| I think you may be underestimating the real-world messiness of this water sanitation example, and other types of problems where location-specific factors WILL make or break the project. There's an enormous gap between knowing the specs of a pump and knowing which company will make one that won't break and will provide decent service for it. A water sanitation plant that would work in one part the US (or one part of a state) might fail in another due to any among hundreds of factors. Any time you're doing something that involves silt, algae, microorganisms, weather, human factors... etc... those factors are likely to make a fool of you and your textbook. The "scoop from a grizzled veteran" suddenly becomes essential. There's a well-known example of a sludge field that worked on a small scale but did not work when executed on a large scale. Total disaster. Hugely expensive project, requiring hugely expensive cleanup. Sure, there are plenty of realms within tech where "grizzled veterans" aren't needed and where solutions can transfer and scale nicely.

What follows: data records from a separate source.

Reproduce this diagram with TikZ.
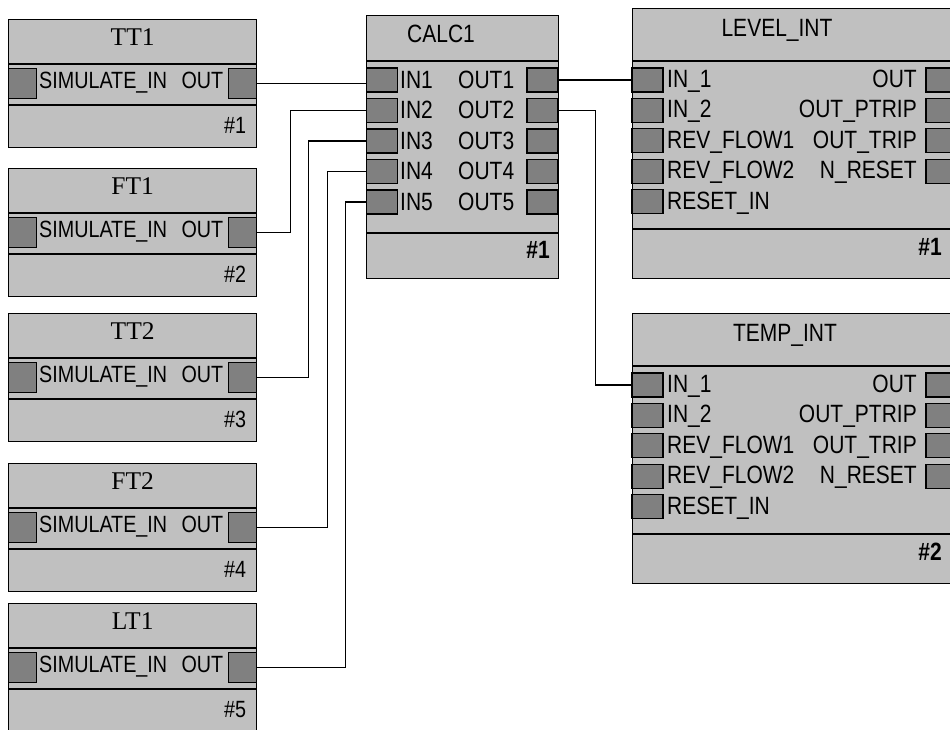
\documentclass[tikz,border=0pt]{standalone}
\usepackage{fontspec}
\setmainfont{Liberation Serif}
\newfontfamily\nsans{Liberation Sans}[FakeStretch=0.84]
\usetikzlibrary{calc}
\definecolor{boxgray}{HTML}{C0C0C0}
\definecolor{portgray}{HTML}{808080}
\tikzset{
  blk/.style={draw=black, line width=1.4pt, fill=boxgray, inner sep=0pt, anchor=north west},
  portbox/.style={draw=black, line width=1.3pt, fill=portgray, inner sep=0pt},
  sepline/.style={line width=1.4pt},
  wire/.style={line width=1.2pt},
  srctitle/.style={font=\fontsize{25.5}{30}\selectfont, anchor=base, inner sep=0pt},
  srclabel/.style={font=\nsans\fontsize{23.5}{27}\selectfont, inner sep=0pt},
  lab/.style={font=\nsans\fontsize{25}{30}\selectfont, inner sep=0pt},
  numlab/.style={font=\nsans\bfseries\fontsize{25}{30}\selectfont, inner sep=0pt, anchor=base east},
}
% source block: name, title, top, number
\newcommand\srcblk[4]{%
  \node[blk, minimum width=248pt, minimum height=128pt] (#1) at (8,#3) {};
  \draw[sepline] ([yshift=-45pt]#1.north west) -- ([yshift=-45pt]#1.north east);
  \draw[sepline] ([yshift=-86pt]#1.north west) -- ([yshift=-86pt]#1.north east);
  \node[srctitle] (#1t) at ([yshift=-26pt]#1.north) {#2};
  \node[portbox, minimum width=28pt, minimum height=30pt, anchor=north west] (#1in) at ([yshift=-49pt]#1.north west) {};
  \node[portbox, minimum width=28pt, minimum height=30pt, anchor=north east] (#1out) at ([yshift=-49pt]#1.north east) {};
  \node[srclabel, anchor=base west] (#1l) at ([xshift=31pt,yshift=-69pt]#1.north west) {SIMULATE\_IN};
  \node[srclabel, anchor=base east] (#1r) at ([xshift=-34pt,yshift=-69pt]#1.north east) {OUT};
  \node[srclabel, anchor=base east] (#1n) at ([xshift=-11pt,yshift=-114pt]#1.north east) {\##4};
}
% interlock block: name, title, top, title centre x, number
\newcommand\intblk[5]{%
  \node[blk, minimum width=326pt, minimum height=270pt] (#1) at (632,#3) {};
  \draw[sepline] ([yshift=-53pt]#1.north west) -- ([yshift=-53pt]#1.north east);
  \draw[sepline] ([yshift=-221pt]#1.north west) -- ([yshift=-221pt]#1.north east);
  \node[lab, anchor=base] (#1t) at (#4,{#3+28}) {#2};
  \foreach \lab [count=\i] in {IN\_1,IN\_2,REV\_FLOW1,REV\_FLOW2,RESET\_IN}{
    \node[portbox, minimum width=31pt, minimum height=24pt] (#1in\i) at (647.5,{#3+72+30.4*(\i-1)}) {};
    \node[lab, anchor=base west] (#1inl\i) at (667,{#3+79.5+30.4*(\i-1)}) {\lab};
  }
  \foreach \lab [count=\i] in {OUT,OUT\_PTRIP,OUT\_TRIP,N\_RESET}{
    \node[portbox, minimum width=31pt, minimum height=24pt] (#1out\i) at (941.5,{#3+72+30.4*(\i-1)}) {};
    \node[lab, anchor=base east] (#1outl\i) at (917,{#3+79.5+30.4*(\i-1)}) {\lab};
  }
  \node[numlab] (#1n) at (942,{#3+247}) {\##5};
}
\begin{document}
\begin{tikzpicture}[x=1pt,y=-1pt]
\useasboundingbox (0,0) rectangle (950,729);
\clip (0,0) rectangle (950,729);
\fill[white] (0,0) rectangle (950,729);

% source blocks
\srcblk{tt1}{TT1}{19}{1}
\srcblk{ft1}{FT1}{168}{2}
\srcblk{tt2}{TT2}{313}{3}
\srcblk{ft2}{FT2}{463}{4}
\srcblk{lt1}{LT1}{603}{5}

% CALC1
\node[blk, minimum width=192pt, minimum height=263pt] (calc) at (366,15) {};
\draw[sepline] ([yshift=-46pt]calc.north west) -- ([yshift=-46pt]calc.north east);
\draw[sepline] ([yshift=-218pt]calc.north west) -- ([yshift=-218pt]calc.north east);
\node[lab, anchor=base west] (calct) at (407,42) {CALC1};
\foreach \i in {1,...,5}{
  \node[portbox, minimum width=31pt, minimum height=24pt] (calcin\i) at (382,{80+30.5*(\i-1)}) {};
  \node[portbox, minimum width=31pt, minimum height=24pt] (calcout\i) at (542.5,{80+30.5*(\i-1)}) {};
  \node[lab, anchor=base west] (calcinl\i) at (400,{88+30.5*(\i-1)}) {IN\i};
  \node[lab, anchor=base west] (calcoutl\i) at (458,{88+30.5*(\i-1)}) {OUT\i};
}
\node[numlab] (calcn) at (550,258) {\#1};

% interlock blocks
\intblk{level}{LEVEL\_INT}{8}{777}{1}
\intblk{temp}{TEMP\_INT}{313}{785}{2}

% connectors
\draw[wire] (tt1out.east) -- (tt1out.east -| calcin1.west);
\draw[wire] (ft1out.east) -- ++(33,0) |- (calcin2.west);
\draw[wire] (tt2out.east) -- ++(51,0) |- (calcin3.west);
\draw[wire] (ft2out.east) -- ++(70,0) |- (calcin4.west);
\draw[wire] (lt1out.east) -- ++(88,0) |- (calcin5.west);
\draw[wire] (calcout1.east) -- (calcout1.east -| levelin1.west);
\draw[wire] (calcout2.east) -- ++(37,0) |- (tempin1.west);
\end{tikzpicture}
\end{document}
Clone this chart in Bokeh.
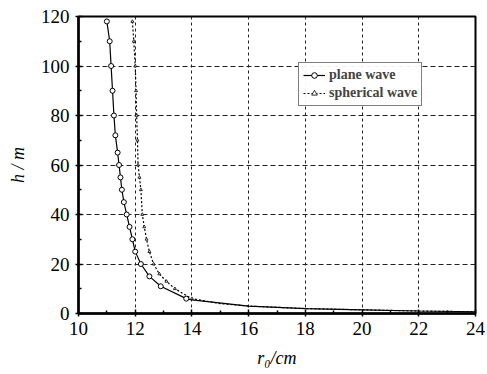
from bokeh.plotting import figure
from bokeh.models import Legend, LegendItem, FixedTicker
from bokeh.embed import file_html
from bokeh.resources import INLINE

# data
plane_r = [11.0, 11.1, 11.15, 11.2, 11.25, 11.3, 11.38, 11.43, 11.48, 11.53, 11.6, 11.7, 11.8, 11.9, 12.0, 12.2, 12.5, 12.9, 13.8, 14.0, 16.0, 18.0, 20.0, 22.0, 24.0]
plane_h = [118, 110, 100, 90, 80, 72, 65, 60, 55, 50, 45, 40, 35, 30, 25, 20, 15, 11, 6, 5.5, 3, 2, 1.5, 1, 0.7]
sph_r = [11.9, 11.95, 12.0, 12.03, 12.05, 12.08, 12.1, 12.15, 12.2, 12.25, 12.32, 12.4, 12.5, 12.65, 12.85, 13.1, 13.4, 14.0, 15.0, 16.0, 18.0, 20.0, 22.0, 24.0]
sph_h = [118, 110, 100, 90, 80, 70, 60, 55, 50, 40, 35, 30, 25, 20, 16, 13, 10, 6, 4, 3, 2, 1.5, 1, 0.7]
x_ticks = [10, 12, 14, 16, 18, 20, 22, 24]
y_ticks = [0, 20, 40, 60, 80, 100, 120]
labels = ["plane wave", "spherical wave"]

FONT = "Liberation Serif"

p = figure(width=487, height=374, output_backend="svg", toolbar_location=None,
           x_range=(10, 24), y_range=(0, 120),
           min_border_left=78, min_border_right=12, min_border_top=16, min_border_bottom=61)
p.outline_line_color = "black"
p.outline_line_width = 2
p.background_fill_color = "white"
p.border_fill_color = "white"

for ax in (p.xaxis[0], p.yaxis[0]):
    ax.axis_line_color = "black"
    ax.axis_line_width = 2.5
    ax.major_tick_in = 4
    ax.major_tick_out = 3
    ax.major_tick_line_width = 1.5
    ax.minor_tick_in = 3
    ax.minor_tick_out = 0
    ax.minor_tick_line_width = 1.5
    ax.major_label_text_font = FONT
    ax.major_label_text_font_size = "19px"
    ax.major_label_text_color = "black"
    ax.axis_label_text_font = FONT
    ax.axis_label_text_font_size = "18px"
    ax.axis_label_text_font_style = "italic"
    ax.axis_label_text_color = "black"

p.xaxis.ticker = FixedTicker(ticks=x_ticks, minor_ticks=[11, 13, 15, 17, 19, 21, 23])
p.yaxis.ticker = FixedTicker(ticks=y_ticks, minor_ticks=[10, 30, 50, 70, 90, 110])
p.xaxis.major_label_standoff = 5
p.yaxis.major_label_standoff = 6
p.xaxis.axis_label = "r\u2080/cm"
p.yaxis.axis_label = "h / m"
p.xaxis.axis_label_standoff = 10
p.yaxis.axis_label_standoff = 10

p.xgrid.grid_line_color = "#222222"
p.ygrid.grid_line_color = "#222222"
p.xgrid.grid_line_dash = "3 3"
p.ygrid.grid_line_dash = "5 3"
p.xgrid.grid_line_width = 1
p.ygrid.grid_line_width = 1

l1 = p.line(plane_r, plane_h, line_color="black", line_width=1.2)
m1 = p.scatter(plane_r[:19], plane_h[:19], marker="circle", size=5, fill_color="white", line_color="black", line_width=1)
l2 = p.line(sph_r, sph_h, line_color="black", line_width=1.2, line_dash="2 2")
m2 = p.scatter(sph_r[:18], sph_h[:18], marker="triangle", size=3, fill_color="white", line_color="black", line_width=0.8)

legend = Legend(items=[LegendItem(label=labels[0], renderers=[l1, m1]),
                       LegendItem(label=labels[1], renderers=[l2, m2])],
                location=(220, 207))
legend.label_text_font = FONT
legend.label_text_font_size = "14px"
legend.label_text_font_style = "bold"
legend.border_line_color = "black"
legend.border_line_width = 1.5
legend.glyph_width = 22
legend.glyph_height = 14
legend.label_height = 14
legend.spacing = 2
legend.padding = 4
legend.margin = 0
legend.label_standoff = 4
p.add_layout(legend, "center")

open("out.html", "w").write(file_html(p, INLINE))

You can't safely extrapolate that to real-world problems. In many endeavors, local knowledge can't safely be ignored, and hubris leads to tragedy. Nina Munk's reporting on the Millenium Villages Project is illustrative of the difficulties one can be blindsided by when trying to get something done with insufficient regard for local conditions:
http://www.econtalk.org/archives/2014/01/nina_munk_on_po.htm... |
With a few fast and hard rules mostly based on country of origin and price you can go a long way( specifically talking about water pumps ).